Despite the modesty expressed immediately after an event, such as the cliche: “we’re not heroes, we were just doing our job,” emergency responders tend to take far more credit than they deserve when things go well and have accepted far too little responsibility when they do not. Recognizing that the role of emergency responders is less about responding to the disaster than helping people take care of one another, adapt to the new conditions, and re-norm their communities puts their roles in a different perspective, one that few communities have embraced and many if not most emergency responders are reluctant to accept.
Not too long ago, before homeland security emerged alongside emergency management as the label for what these agencies do, we referred to such programs as “civil defense.” The whole concept of civil defense accepted that nuclear war, the hazard du jour of the Cold War, would overwhelm (if not annihilate) communities and their local response capabilities.
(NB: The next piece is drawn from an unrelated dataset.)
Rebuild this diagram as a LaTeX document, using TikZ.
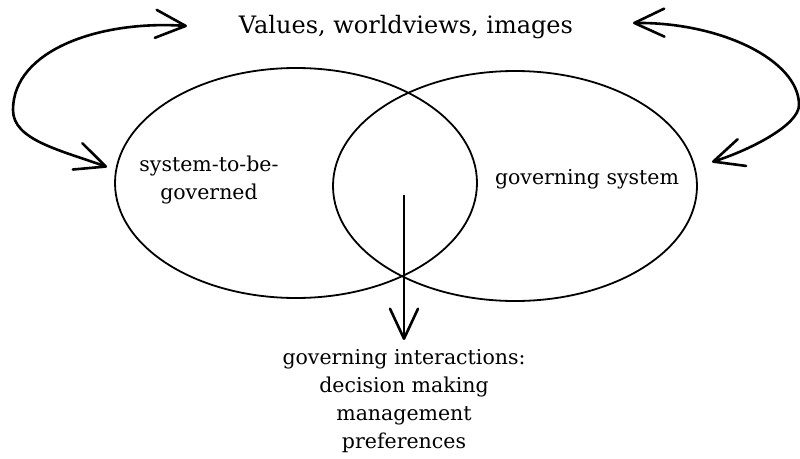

As such, communities needed a system of preparedness that would allow survivors to regroup, re-norm, and re-establish their communities in the aftermath of such horror.
It may be evidence of apathy or perhaps hubris, but today, despite evidence that events falling far short of nuclear armageddon completely overwhelm our response capabilities, we cling to the notion that government, not the community, has the primary responsibility for putting things right. Civil defense, properly understood, perhaps expresses the idea better than emergency management: Emergency managers’ first and most important goal is to defend civil order by demonstrating that the physical violence accompanying an event has neither disturbed nor destroyed the capacity of the society to adapt and renew itself. We can do this best by working with communities to develop and deploy social capital.